Art in the troubled state of Jammu and Kashmir works within strict boundries, but it manages to survive the restriction.
Caption: Sculptor Rajendra Tiku's works inspired by Kashmiriyat.
Caption: Sculptor Rajendra Tiku's works inspired by Kashmiriyat.

NEW DELHI:  For nearly a quarter of million Hindu migrants, who left the Kashmir valley in the early 1990s following an armed uprising, home is a green but unreachable dream mired in longing and nostalgia.

Thoughts of forsaken homeland percolate down to every aspect of the lives of the migrant Kashmiri Hindus and even in their art, says veteran sculptor Rajendra Tiku.

Tiku's exhibition of sculptures in the capital, "Metaphors in Matter", uses the near-defunct Sharda script of the Kashmiri language, to resurrect images of nostalgia and history from the valley, which he left nearly 25 years ago.

"I call my art calligraphic graffiti.
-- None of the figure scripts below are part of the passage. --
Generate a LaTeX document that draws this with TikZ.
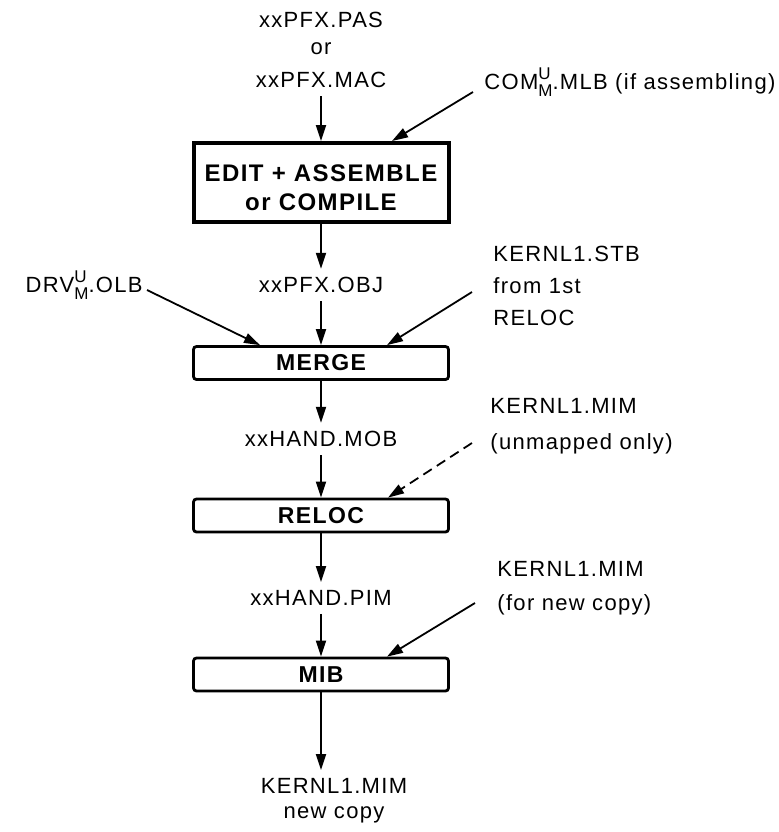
\documentclass[tikz,border=0pt]{standalone}
\usepackage{fontspec}
\setmainfont[LetterSpace=6]{Liberation Sans}
\usetikzlibrary{arrows.meta}

\newcommand{\UM}{\makebox[0pt][l]{\raisebox{5.3pt}{\fontsize{8.5}{8.5}\selectfont U}}\raisebox{-3.5pt}{\fontsize{8.5}{8.5}\selectfont M}}

\begin{document}
\begin{tikzpicture}[x=0.5pt,y=-0.5pt,
  font=\fontsize{11}{16}\selectfont,
  file/.style={inner sep=4pt},
  note/.style={inner sep=0pt,align=left,anchor=west},
  stepbox/.style={draw,line width=1.4pt,rounded corners=1.5pt,minimum width=127.5pt,minimum height=16.5pt,inner sep=0pt,font=\fontsize{11.5}{14.5}\selectfont\bfseries},
  arr/.style={line width=0.9pt,-{Triangle[length=8pt,width=5pt]}}]
\useasboundingbox (0,0) rectangle (779,832);

%main column
\node[file] (pas) at (321,20) {xxPFX.PAS};
\node[file] (or) at (321,49) {or};
\node[file] (mac) at (321,80) {xxPFX.MAC};
\node[stepbox,line width=2pt,rounded corners=0pt,minimum height=39.5pt,align=center,font=\fontsize{12}{14.5}\selectfont\bfseries] (edit) at (321,182.5) {\rule{0pt}{13.6pt}EDIT + ASSEMBLE\\or COMPILE};
\node[file] (obj) at (321,285) {xxPFX.OBJ};
\node[stepbox] (merge) at (321,363) {MERGE};
\node[file] (mob) at (321,439) {xxHAND.MOB};
\node[stepbox] (reloc) at (321,515.5) {RELOC};
\node[file] (pim) at (321,598) {xxHAND.PIM};
\node[stepbox] (mib) at (321,674.5) {MIB};
\node[file] (kout) at (334,786) {KERNL1.MIM};
\node[file] (newcopy) at (334,815) {new copy};

%side inputs
\node[note] (com) at (484,82) {COM\UM.MLB (if assembling)};
\node[note,anchor=east] (drv) at (143,285) {DRV\UM.OLB};
\node[note] (stb) at (493,286) {KERNL1.STB\\from 1st\\RELOC};
\node[note,font=\fontsize{11}{18}\selectfont] (mim1) at (490,426) {KERNL1.MIM\\(unmapped only)};
\node[note,font=\fontsize{11}{17}\selectfont] (mim2) at (497,588) {KERNL1.MIM\\(for new copy)};

\coordinate (comtip) at ([xshift=35.5pt]edit.north);
\coordinate (drvtip) at ([xshift=-30.5pt]merge.north);
\coordinate (stbtip) at ([xshift=33pt]merge.north);
\coordinate (mimtip) at ([xshift=33.5pt]reloc.north);
\coordinate (newtip) at ([xshift=33pt]mib.north);

%flow
\draw[arr] (mac) -- (edit);
\draw[arr] (edit) -- (obj);
\draw[arr] (obj) -- (merge);
\draw[arr] (merge) -- (mob);
\draw[arr] (mob) -- (reloc);
\draw[arr] (reloc) -- (pim);
\draw[arr] (pim) -- (mib);
\draw[arr] (mib.south) -- (mib.south |- kout.north);

\draw[arr] ([shift={(-11,10)}]com.west) -- (comtip);
\draw[arr] ([shift={(4,5)}]drv.east) -- (drvtip);
\draw[arr] ([shift={(-21,6)}]stb.west) -- (stbtip);
\draw[arr,dash pattern=on 5pt off 3pt] ([shift={(-18,17)}]mim1.west) -- (mimtip);
\draw[arr] ([shift={(-22,15)}]mim2.west) -- (newtip);

\end{tikzpicture}
\end{document}
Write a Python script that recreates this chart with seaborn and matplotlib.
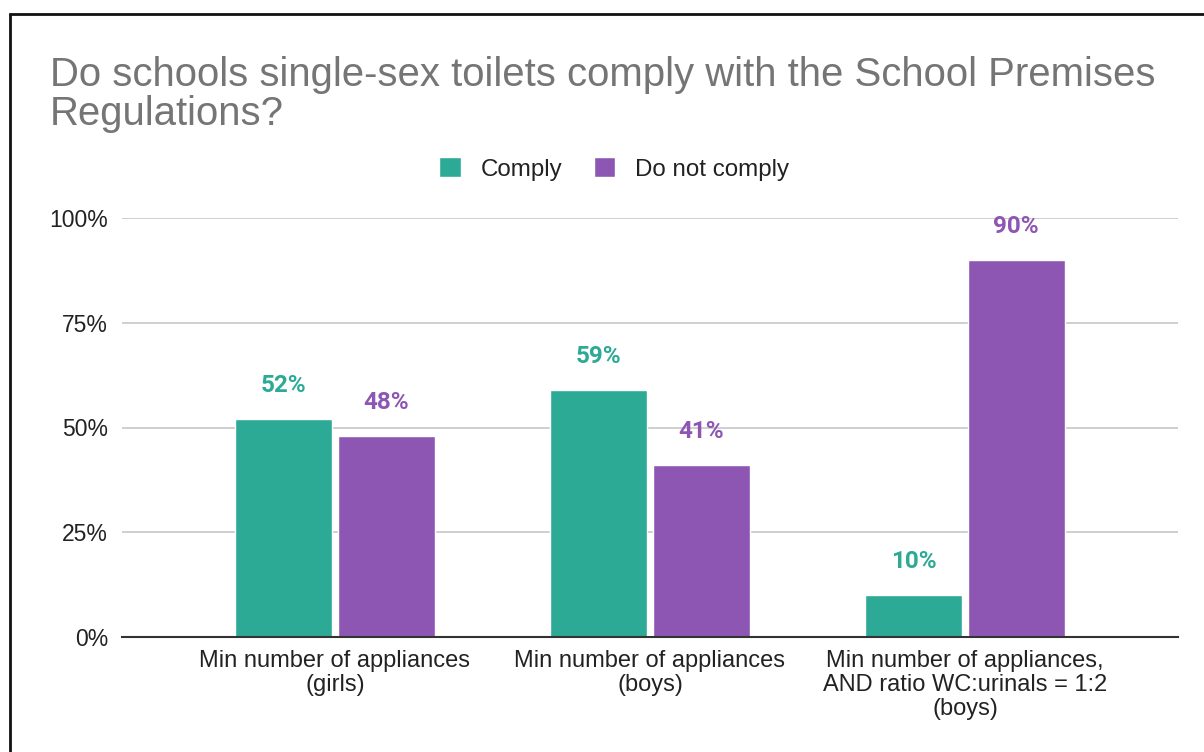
import matplotlib
matplotlib.use("Agg")
import matplotlib.pyplot as plt
from matplotlib.patches import Rectangle
import seaborn as sns
import pandas as pd

categories = [
    "Min number of appliances\n(girls)",
    "Min number of appliances\n(boys)",
    "Min number of appliances,\nAND ratio WC:urinals = 1:2\n(boys)",
]
series_names = ["Comply", "Do not comply"]
comply = [52, 59, 10]
not_comply = [48, 41, 90]
y_ticks = [0, 25, 50, 75, 100]
y_tick_labels = ["0%", "25%", "50%", "75%", "100%"]
title = "Do schools single-sex toilets comply with the School Premises\nRegulations?"

colors = {"Comply": "#2DAA96", "Do not comply": "#8E56B3"}

df = pd.DataFrame({
    "category": categories * 2,
    "status": [series_names[0]] * 3 + [series_names[1]] * 3,
    "value": comply + not_comply,
})

sns.set_theme(style="white")
plt.rcParams["font.family"] = ["Liberation Sans", "DejaVu Sans"]

fig = plt.figure(figsize=(12.04, 7.52), dpi=100)
ax = fig.add_axes([122 / 1204, 1 - 637 / 752, (1178 - 122) / 1204, (637 - 218) / 752])

sns.barplot(data=df, x="category", y="value", hue="status", order=categories,
            hue_order=series_names, palette=colors, width=0.65, gap=0.05,
            saturation=1, ax=ax, legend=True)

ax.set_xlim(-0.676, 2.676)
ax.set_ylim(0, 100)
ax.set_yticks(y_ticks)
ax.set_yticklabels(y_tick_labels)
ax.set_xlabel("")
ax.set_ylabel("")
ax.grid(axis="y", color="#cccccc", linewidth=1.3)
ax.set_axisbelow(True)
for side in ["top", "right", "left"]:
    ax.spines[side].set_visible(False)
ax.spines["bottom"].set_color("#333333")
ax.spines["bottom"].set_linewidth(1.5)
ax.tick_params(axis="y", length=0, pad=10, labelsize=16.5, labelcolor="#222222")
ax.tick_params(axis="x", length=0, pad=9, labelsize=17, labelcolor="#222222")
for lbl in ax.get_xticklabels():
    lbl.set_horizontalalignment("center")
    lbl.set_linespacing(1.12)

# value labels above each bar
for container, name, vals in zip(ax.containers, series_names, [comply, not_comply]):
    ax.bar_label(container, labels=[f"{v}%" for v in vals], padding=16,
                 color=colors[name], fontsize=17.5, fontweight="bold",
                 family=["Roboto", "DejaVu Sans"])

# legend centred above the plot
handles, labels = ax.get_legend_handles_labels()
ax.legend_.remove()
fig.legend(handles, labels, loc="center", bbox_to_anchor=(614 / 1204, 1 - 169 / 752),
           ncol=2, frameon=False, fontsize=17.4, handlelength=0.9, handleheight=0.9,
           handletextpad=0.8, columnspacing=1.3, labelcolor="#222222")

fig.text(50 / 1204, 1 - 56 / 752, title, ha="left", va="top", fontsize=28.9,
         color="#757575", linespacing=1.03)

# outer frame
fig.patches.append(Rectangle((9.5 / 1204, -0.1), 1.2, 1.1 - 14 / 752, transform=fig.transFigure,
                             fill=False, edgecolor="#111111", linewidth=2))

fig.savefig("out.png", dpi=100, facecolor="white")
The calligraphy that I use in my works is not readable - but it gives a feeling of the passage of time and the connection between the past, present and the future," Tiku told IANS.

Sharda, said the artist, was an ancient script in which the Kashmiri language was written before the advent of Islam.

"Sharda was very close to Hindi. It was used by people in the valley before the advent of the modern-day Nastaliq script, a variation of Urdu," Tiku said.

Sharda, a western Himalayan script, evolved in the ninth century from the north-western Brahmi script and remained popular as a link language between the former north-west frontier province, Kashmir and Himachal Pradesh.

The Sharda inscriptions throw light on the Hindu Shahi dynasty of Kabul, Ohind and Gilgit. The legends of Mahmud of Ghazni are also written in Sharda script.

"Nostalgia echoes in my work - and the script is a slice of Kashmir that has been lost forever like the millions of Hindu homes," said Tiku, one of whose works, "Sprout", a gold-gilded wood sculpture is based on Kashmiri poet Shama Kaul's poem: "Humne boyi hai apni asthiyon ki paniri- Hum Ugenge". Translated, it means, "We have sown the seedlings of our remains and we will sprout."

Sculptures like "Hearth Back Home", "My House in the Snow", "Snow Drops" or the stupa in bronze, wood, cast metal, marble, papyrus and the sacred devar stones used for carving Kashmiri deities, speak of the intense longing for the valley, renewal, forgiveness and hope.

Tiku also studies how every day streetside objects like stones, bridges and trees have become shrines on the sheer strength of faith.

"I lived in Kashmir for a long time and trained as an artist in Kashmir University. My prime concern is to create an aura around my sculptures and imbue them with strength, glitter and the hope that we may go back to Kashmir some day again," said Tiku, who now lives in Jammu.

Art in the troubled state of Jammu and Kashmir works within strict limitations. But it manages to survive, says Tiku. "We have very talented artists, but very few places to show and even fewer number of takers. Kashmiri art needs promotion," he said.

Some of the high-profile Kashmiri artists, who left the state during insurgency, includes Veer Munshi, Zahoor Zargar, Gokul Dembi and Pushkar Bhan.

"Metaphors in Matter" closes at Gallery Espace Dec 6.